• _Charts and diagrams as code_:
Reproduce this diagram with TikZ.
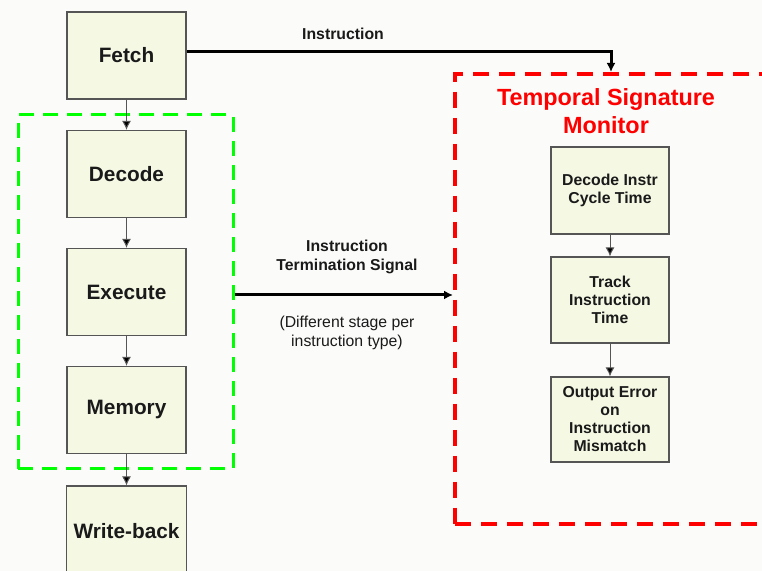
\documentclass[tikz,border=0pt]{standalone}
\usepackage{fontspec}
\setmainfont{Liberation Sans}
\usetikzlibrary{arrows.meta}
\definecolor{boxfill}{HTML}{F5F9E4}
\definecolor{boxline}{HTML}{555555}
\definecolor{pagebg}{HTML}{FBFBF9}
\definecolor{monred}{HTML}{FF0000}
\definecolor{pipegreen}{HTML}{00FF00}
\definecolor{ink}{HTML}{1A1A1A}
\tikzset{
  stage/.style={draw=boxline, fill=boxfill, line width=0.6pt, minimum width=59.5pt,
    minimum height=43.5pt, text=ink, font=\bfseries\fontsize{10.4}{12}\selectfont},
  monbox/.style={draw=boxline, fill=boxfill, line width=0.6pt, minimum width=59pt,
    minimum height=43pt, align=center, text=ink, font=\bfseries\fontsize{7.9}{9}\selectfont},
  flow/.style={draw=boxline, line width=0.5pt, -{Latex[length=4.5pt,width=4.5pt,fill=black]}},
  bigflow/.style={line width=1.5pt, -{Latex[length=4.5pt,width=4.5pt]}},
  lbl/.style={align=center, text=ink, font=\fontsize{7.9}{9.5}\selectfont},
}
\begin{document}
\begin{tikzpicture}[x=0.5pt,y=-0.5pt]
  \useasboundingbox (0,0) rectangle (762,571);
  \clip (0,0) rectangle (762,571);
  \fill[pagebg] (0,0) rectangle (762,571);

  % frames
  \node[draw=pipegreen, line width=1.5pt, dash pattern=on 7.5pt off 4.5pt,
    minimum width=107.5pt, minimum height=177pt] (pipe) at (125.5,292) {};
  \node[draw=monred, line width=2pt, dash pattern=on 8pt off 5pt,
    minimum width=156pt, minimum height=225pt] (mon) at (611,299) {};
  \node[text=monred, align=center, font=\bfseries\fontsize{11.7}{14}\selectfont]
    (title) at (606,111) {Temporal Signature\\Monitor};

  % pipeline stages
  \node[stage] (fetch) at (126.5,55.5) {Fetch};
  \node[stage] (decode) at (126.5,174) {Decode};
  \node[stage] (execute) at (126.5,292) {Execute};
  \node[stage] (memory) at (126.5,410) {Memory};
  \node[stage, minimum height=45pt] (wb) at (126.5,531) {Write-back};

  % monitor steps
  \node[monbox, minimum height=43.5pt] (cycle) at (610,190.5) {Decode Instr\\Cycle Time};
  \node[monbox] (track) at (610,300) {Track\\Instruction\\Time};
  \node[monbox, minimum height=42.5pt] (err) at (610,419.5) {Output Error\\on\\Instruction\\Mismatch};

  \draw[flow] (fetch) -- (decode);
  \draw[flow] (decode) -- (execute);
  \draw[flow] (execute) -- (memory);
  \draw[flow] (memory) -- (wb);
  \draw[flow] (cycle) -- (track);
  \draw[flow] (track) -- (err);

  \draw[bigflow] ([yshift=2pt]fetch.east) -| (mon.north);
  \draw[bigflow] ([yshift=-1.5pt]pipe.east) -- ([yshift=-1.5pt]pipe.east -| mon.west);

  \node[lbl, font=\bfseries\fontsize{7.9}{9.5}\selectfont] (instr) at (343,34) {Instruction};
  \node[lbl, font=\bfseries\fontsize{7.9}{9.5}\selectfont] (term) at (347,256.5) {Instruction\\Termination Signal};
  \node[lbl] (note) at (347,332.5) {(Different stage per\\instruction type)};
\end{tikzpicture}
\end{document}
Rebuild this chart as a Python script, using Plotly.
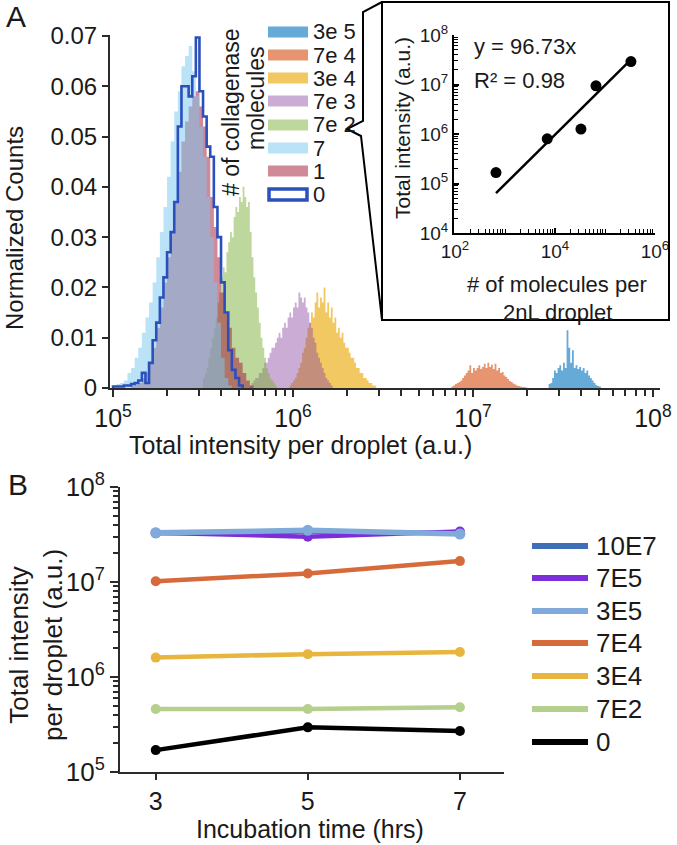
import plotly.graph_objects as go

W, H = 677, 845
def px(x): return x / W
def py(y): return 1 - y / H

FONT = "Liberation Sans, Arial, sans-serif"
TXT = "#1a1a1a"
AX = "#2b2b2b"

# ---------------- Panel A: histograms (log10 bin start, log10 bin width, normalized counts)
hist_names = ["3e 5", "7e 4", "3e 4", "7e 3", "7e 2", "7", "1", "0"]

h3e5_start, h3e5_w = 7.42, 0.01
h3e5_counts = [0.0008, 0.001, 0.002, 0.0035, 0.003, 0.004, 0.0045, 0.0035, 0.005, 0.004,
               0.0115, 0.008, 0.005, 0.0075, 0.004, 0.0045, 0.0038, 0.0042, 0.0035, 0.004,
               0.003, 0.0035, 0.0025, 0.002, 0.0015, 0.001, 0.0006, 0.0004, 0.0003]

h7e4_start, h7e4_w = 6.88, 0.01
h7e4_counts = [0.0003, 0.0005, 0.0008, 0.001, 0.0012, 0.0015, 0.002, 0.0025, 0.003, 0.0035,
               0.0045, 0.003, 0.004, 0.0035, 0.004, 0.0045, 0.0038, 0.0042, 0.0048, 0.004,
               0.005, 0.0042, 0.0046, 0.0038, 0.0048, 0.0035, 0.004, 0.003, 0.0032, 0.0025,
               0.0022, 0.0018, 0.0014, 0.0012, 0.0009, 0.0007, 0.0005, 0.0004, 0.0003, 0.0002,
               0.0002, 0.0001]

h3e4_start, h3e4_w = 5.98, 0.01
h3e4_counts = [0.0005, 0.001, 0.0015, 0.002, 0.003, 0.004, 0.005, 0.007, 0.008, 0.010,
               0.012, 0.013, 0.015, 0.014, 0.017, 0.019, 0.016, 0.018, 0.017, 0.020,
               0.015, 0.017, 0.014, 0.016, 0.013, 0.014, 0.011, 0.012, 0.010, 0.011,
               0.009, 0.008, 0.008, 0.007, 0.006, 0.006, 0.005, 0.004, 0.004, 0.003,
               0.003, 0.002, 0.002, 0.0015, 0.001, 0.001, 0.0005, 0.0005]

h7e3_start, h7e3_w = 5.76, 0.01
h7e3_counts = [0.0005, 0.001, 0.0015, 0.002, 0.002, 0.003, 0.003, 0.004, 0.005, 0.005,
               0.006, 0.007, 0.008, 0.008, 0.009, 0.010, 0.011, 0.010, 0.012, 0.013,
               0.012, 0.014, 0.015, 0.014, 0.016, 0.017, 0.016, 0.019, 0.018, 0.017,
               0.018, 0.016, 0.015, 0.013, 0.012, 0.010, 0.009, 0.007, 0.006, 0.005,
               0.004, 0.003, 0.002, 0.0015, 0.001, 0.0005]

h7e2_start, h7e2_w = 5.50, 0.01
h7e2_counts = [0.002, 0.003, 0.004, 0.006, 0.008, 0.010, 0.012, 0.014, 0.017, 0.019,
               0.022, 0.024, 0.023, 0.027, 0.029, 0.031, 0.030, 0.034, 0.036, 0.035,
               0.038, 0.037, 0.040, 0.038, 0.036, 0.037, 0.031, 0.026, 0.022, 0.019,
               0.016, 0.013, 0.010, 0.008, 0.006, 0.004, 0.003, 0.002, 0.0015, 0.001,
               0.0005]

h7_start, h7_w = 5.00, 0.02
h7_counts = [0.0005, 0.0008, 0.001, 0.0015, 0.003, 0.004, 0.006, 0.008, 0.011, 0.014,
             0.017, 0.021, 0.026, 0.031, 0.036, 0.042, 0.049, 0.055, 0.059, 0.064,
             0.066, 0.068, 0.063, 0.058, 0.052, 0.046, 0.038, 0.030, 0.021, 0.013,
             0.006, 0.002, 0.0005]

h1_start, h1_w = 5.10, 0.02
h1_counts = [0.0005, 0.0007, 0.001, 0.002, 0.003, 0.005, 0.008, 0.012, 0.016, 0.021,
             0.026, 0.031, 0.037, 0.043, 0.049, 0.053, 0.056, 0.058, 0.059, 0.056,
             0.052, 0.046, 0.038, 0.032, 0.026, 0.019, 0.015, 0.012, 0.008, 0.006,
             0.005, 0.003, 0.0015, 0.0005]

h0_start, h0_w = 5.00, 0.02
h0_counts = [0.0003, 0.0003, 0.0003, 0.0005, 0.0005, 0.0008, 0.001, 0.0015, 0.003, 0.001,
             0.005, 0.0095, 0.013, 0.018, 0.022, 0.027, 0.031, 0.037, 0.052, 0.060,
             0.060, 0.058, 0.062, 0.0697, 0.059, 0.054, 0.048, 0.046, 0.036, 0.030,
             0.021, 0.015, 0.0075, 0.0036, 0.002, 0.0005]

hist_colors = ["rgba(0,114,189,0.6)", "rgba(217,83,25,0.62)", "rgba(237,177,32,0.7)",
               "rgba(140,70,160,0.45)", "rgba(119,172,48,0.48)", "rgba(125,202,240,0.52)",
               "rgba(162,20,47,0.5)", "#2B50BE"]

# ---------------- Inset data
inset_x = [660, 7000, 3.3e4, 6.6e4, 3.3e5]
inset_y = [1.66e5, 8.0e5, 1.26e6, 9.4e6, 2.9e7]
fit_slope = 96.73
fit_x = [660, 3.3e5]

# ---------------- Panel B data
b_hours = [3, 5, 7]
b_names = ["10E7", "7E5", "3E5", "7E4", "3E4", "7E2", "0"]
b_10E7 = [3.25e7, 3.4e7, 3.25e7]
b_7E5 = [3.3e7, 3.0e7, 3.4e7]
b_3E5 = [3.3e7, 3.5e7, 3.2e7]
b_7E4 = [1.02e7, 1.23e7, 1.66e7]
b_3E4 = [1.6e6, 1.74e6, 1.83e6]
b_7E2 = [4.6e5, 4.6e5, 4.8e5]
b_0 = [1.7e5, 2.95e5, 2.7e5]
b_values = [b_10E7, b_7E5, b_3E5, b_7E4, b_3E4, b_7E2, b_0]
b_colors = ["#3F6FB6", "#7B2FD8", "#7FAAD9", "#D66A3A", "#E8B53E", "#B5CF8C", "#000000"]

fig = go.Figure()


def step_xy(start, w, counts):
    xs = [10 ** (start + i * w) for i in range(len(counts) + 1)]
    x = [xs[0]] + xs
    y = [0] + list(counts) + [0]
    return x, y


hists = [(h3e5_start, h3e5_w, h3e5_counts), (h7e4_start, h7e4_w, h7e4_counts),
         (h3e4_start, h3e4_w, h3e4_counts), (h7e3_start, h7e3_w, h7e3_counts),
         (h7e2_start, h7e2_w, h7e2_counts), (h1_start, h1_w, h1_counts),
         (h7_start, h7_w, h7_counts)]
hist_order_names = ["3e 5", "7e 4", "3e 4", "7e 3", "7e 2", "1", "7"]
hist_order_colors = [hist_colors[0], hist_colors[1], hist_colors[2], hist_colors[3],
                     hist_colors[4], hist_colors[6], hist_colors[5]]
for (s, w, c), nm, col in zip(hists, hist_order_names, hist_order_colors):
    x, y = step_xy(s, w, c)
    fig.add_trace(go.Scatter(x=x, y=y, mode="lines", line=dict(width=0, shape="hv"),
                             fill="tozeroy", fillcolor=col, name=nm,
                             xaxis="x", yaxis="y", hoverinfo="skip"))
x0, y0 = step_xy(h0_start, h0_w, h0_counts)
fig.add_trace(go.Scatter(x=x0, y=y0, mode="lines", line=dict(width=2.6, shape="hv", color=hist_colors[7]),
                         name="0", xaxis="x", yaxis="y"))

# inset
fig.add_trace(go.Scatter(x=fit_x, y=[fit_slope * v for v in fit_x], mode="lines",
                         line=dict(color="black", width=2.5), xaxis="x3", yaxis="y3"))
fig.add_trace(go.Scatter(x=inset_x, y=inset_y, mode="markers",
                         marker=dict(color="black", size=11), xaxis="x3", yaxis="y3"))

# panel B
for nm, vals, col in zip(b_names, b_values, b_colors):
    fig.add_trace(go.Scatter(x=b_hours, y=vals, mode="lines+markers", name=nm,
                             line=dict(color=col, width=4.5 if nm != "3E5" else 5.5),
                             marker=dict(color=col, size=10 if nm != "3E5" else 11),
                             xaxis="x2", yaxis="y2"))

sup = lambda e: "10<sup>%d</sup>" % e

axis_common = dict(showline=True, linecolor=AX, linewidth=2, showgrid=False, zeroline=False,
                   tickcolor=AX, tickwidth=2, automargin=False, ticklabeloverflow="allow")

fig.update_layout(
    width=W, height=H, margin=dict(l=0, r=0, t=0, b=0, pad=0, autoexpand=False),
    paper_bgcolor="white", plot_bgcolor="rgba(0,0,0,0)", showlegend=False,
    font=dict(family=FONT, color=TXT),
    xaxis=dict(type="log", domain=[px(110), px(660)], range=[4.983, 8.039], anchor="y",
               ticks="outside", ticklen=7, tickvals=[1e5, 1e6, 1e7, 1e8],
               ticktext=[sup(5), sup(6), sup(7), sup(8)], tickfont=dict(size=25),
               minor=dict(ticks="outside", ticklen=6, tickwidth=1.5, dtick="D1", tickcolor=AX),
               **axis_common),
    yaxis=dict(domain=[py(388), py(35)], range=[0, 0.0702], anchor="x", ticks="outside",
               ticklen=6, dtick=0.01, tick0=0, tickfont=dict(size=24), **axis_common),
    xaxis2=dict(domain=[px(120), px(504)], range=[2.53, 7.58], anchor="y2",
                ticks="outside", ticklen=6, tickvals=b_hours, tickfont=dict(size=25), **axis_common),
    yaxis2=dict(type="log", domain=[py(772), py(487)], range=[5, 8], anchor="x2",
                ticks="outside", ticklen=8, tickvals=[1e5, 1e6, 1e7, 1e8],
                ticktext=[sup(5), sup(6), sup(7), sup(8)], tickfont=dict(size=26),
                minor=dict(ticks="outside", ticklen=5, tickwidth=1.5, dtick="D1", tickcolor=AX),
                **axis_common),
    xaxis3=dict(type="log", domain=[px(454), px(655)], range=[1.98, 6.0], anchor="y3",
                ticks="inside", ticklen=5, tickvals=[1e2, 1e4, 1e6],
                ticktext=[sup(2), sup(4), sup(6)], tickfont=dict(size=19),
                minor=dict(ticks="inside", ticklen=4, tickwidth=1, dtick="D1", tickcolor="black"),
                showline=True, linecolor="black", linewidth=2, showgrid=False, zeroline=False,
                tickcolor="black", tickwidth=1.5, automargin=False, ticklabeloverflow="allow"),
    yaxis3=dict(type="log", domain=[py(233), py(35)], range=[4, 8.0], anchor="x3",
                ticks="inside", ticklen=5, tickvals=[1e4, 1e5, 1e6, 1e7, 1e8],
                ticktext=[sup(4), sup(5), sup(6), sup(7), sup(8)], tickfont=dict(size=19),
                minor=dict(ticks="inside", ticklen=4, tickwidth=1, dtick="D1", tickcolor="black"),
                showline=True, linecolor="black", linewidth=2, showgrid=False, zeroline=False,
                tickcolor="black", tickwidth=1.5, automargin=False, ticklabeloverflow="allow"),
)

ann = []
def add_text(t, x, y, size, angle=0, xanchor="center", yanchor="middle"):
    ann.append(dict(text=t, x=px(x), y=py(y), xref="paper", yref="paper", showarrow=False,
                    font=dict(size=size, family=FONT, color=TXT), textangle=angle,
                    xanchor=xanchor, yanchor=yanchor))

add_text("A", 16, 16, 30)
add_text("B", 18, 484, 30)
add_text("Normalized Counts", 14, 228, 24, angle=-90)
add_text("Total intensity per droplet (a.u.)", 300, 445, 25)
add_text("# of collagenase", 231, 112, 23, angle=-90)
add_text("molecules", 256, 98, 23, angle=-90)

# panel A legend
legend_rows = [32, 55, 78, 101, 125, 148, 171, 194]
legend_colors = hist_colors
shapes = []
for nm, col, yy in zip(hist_names, legend_colors, legend_rows):
    if nm == "0":
        shapes.append(dict(type="rect", xref="paper", yref="paper", x0=px(269), x1=px(307),
                           y0=py(yy - 5), y1=py(yy + 6), fillcolor="white",
                           line=dict(color=col, width=3.5)))
    else:
        shapes.append(dict(type="rect", xref="paper", yref="paper", x0=px(268), x1=px(308),
                           y0=py(yy - 5.5), y1=py(yy + 5.5), fillcolor=col, line=dict(width=0)))
    add_text(nm, 311, yy, 22, xanchor="left")

# inset box and callout
shapes.append(dict(type="rect", xref="paper", yref="paper", x0=px(382), x1=px(669),
                   y0=py(320), y1=py(2), line=dict(color="black", width=2), fillcolor="rgba(0,0,0,0)"))
pts = [(382, 320), (361, 136), (347, 129), (363, 121), (363, 12), (382, 2)]
path = "M " + " L ".join("%f,%f" % (px(a), py(b)) for a, b in pts)
shapes.append(dict(type="path", xref="paper", yref="paper", path=path,
                   line=dict(color="black", width=2)))

add_text("y = 96.73x", 472, 47, 22, xanchor="left")
add_text("R² = 0.98", 472, 80, 22, xanchor="left")
add_text("Total intensity (a.u.)", 403, 128, 21, angle=-90)
add_text("# of molecules per", 557, 285, 22)
add_text("2nL droplet", 557, 312, 22)

# panel B titles
add_text("Total intensity<br>per droplet (a.u.)", 36, 645, 26, angle=-90)
add_text("Incubation time (hrs)", 310, 829, 25)

# panel B legend
b_rows = [546, 578, 611, 643, 676, 709, 742]
for nm, col, yy in zip(b_names, b_colors, b_rows):
    shapes.append(dict(type="line", xref="paper", yref="paper", x0=px(532), x1=px(588),
                       y0=py(yy), y1=py(yy), line=dict(color=col, width=6)))
    add_text(nm, 594, yy, 26, xanchor="left")

fig.update_layout(annotations=ann, shapes=shapes)
fig.write_html("out.html", config={"displayModeBar": False},
               post_script="document.body.style.margin='0';document.body.style.overflow='hidden';")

• _Exercise directions_: Copy nothing but the lines from the top of the data down to the line containing "(track) -- (err);", and leave the pictures out.

• _Exercise output_:
Reproduce this diagram with TikZ.
\documentclass[tikz,border=0pt]{standalone}
\usepackage{fontspec}
\setmainfont{Liberation Sans}
\usetikzlibrary{arrows.meta}
\definecolor{boxfill}{HTML}{F5F9E4}
\definecolor{boxline}{HTML}{555555}
\definecolor{pagebg}{HTML}{FBFBF9}
\definecolor{monred}{HTML}{FF0000}
\definecolor{pipegreen}{HTML}{00FF00}
\definecolor{ink}{HTML}{1A1A1A}
\tikzset{
  stage/.style={draw=boxline, fill=boxfill, line width=0.6pt, minimum width=59.5pt,
    minimum height=43.5pt, text=ink, font=\bfseries\fontsize{10.4}{12}\selectfont},
  monbox/.style={draw=boxline, fill=boxfill, line width=0.6pt, minimum width=59pt,
    minimum height=43pt, align=center, text=ink, font=\bfseries\fontsize{7.9}{9}\selectfont},
  flow/.style={draw=boxline, line width=0.5pt, -{Latex[length=4.5pt,width=4.5pt,fill=black]}},
  bigflow/.style={line width=1.5pt, -{Latex[length=4.5pt,width=4.5pt]}},
  lbl/.style={align=center, text=ink, font=\fontsize{7.9}{9.5}\selectfont},
}
\begin{document}
\begin{tikzpicture}[x=0.5pt,y=-0.5pt]
  \useasboundingbox (0,0) rectangle (762,571);
  \clip (0,0) rectangle (762,571);
  \fill[pagebg] (0,0) rectangle (762,571);

  % frames
  \node[draw=pipegreen, line width=1.5pt, dash pattern=on 7.5pt off 4.5pt,
    minimum width=107.5pt, minimum height=177pt] (pipe) at (125.5,292) {};
  \node[draw=monred, line width=2pt, dash pattern=on 8pt off 5pt,
    minimum width=156pt, minimum height=225pt] (mon) at (611,299) {};
  \node[text=monred, align=center, font=\bfseries\fontsize{11.7}{14}\selectfont]
    (title) at (606,111) {Temporal Signature\\Monitor};

  % pipeline stages
  \node[stage] (fetch) at (126.5,55.5) {Fetch};
  \node[stage] (decode) at (126.5,174) {Decode};
  \node[stage] (execute) at (126.5,292) {Execute};
  \node[stage] (memory) at (126.5,410) {Memory};
  \node[stage, minimum height=45pt] (wb) at (126.5,531) {Write-back};

  % monitor steps
  \node[monbox, minimum height=43.5pt] (cycle) at (610,190.5) {Decode Instr\\Cycle Time};
  \node[monbox] (track) at (610,300) {Track\\Instruction\\Time};
  \node[monbox, minimum height=42.5pt] (err) at (610,419.5) {Output Error\\on\\Instruction\\Mismatch};

  \draw[flow] (fetch) -- (decode);
  \draw[flow] (decode) -- (execute);
  \draw[flow] (execute) -- (memory);
  \draw[flow] (memory) -- (wb);
  \draw[flow] (cycle) -- (track);
  \draw[flow] (track) -- (err);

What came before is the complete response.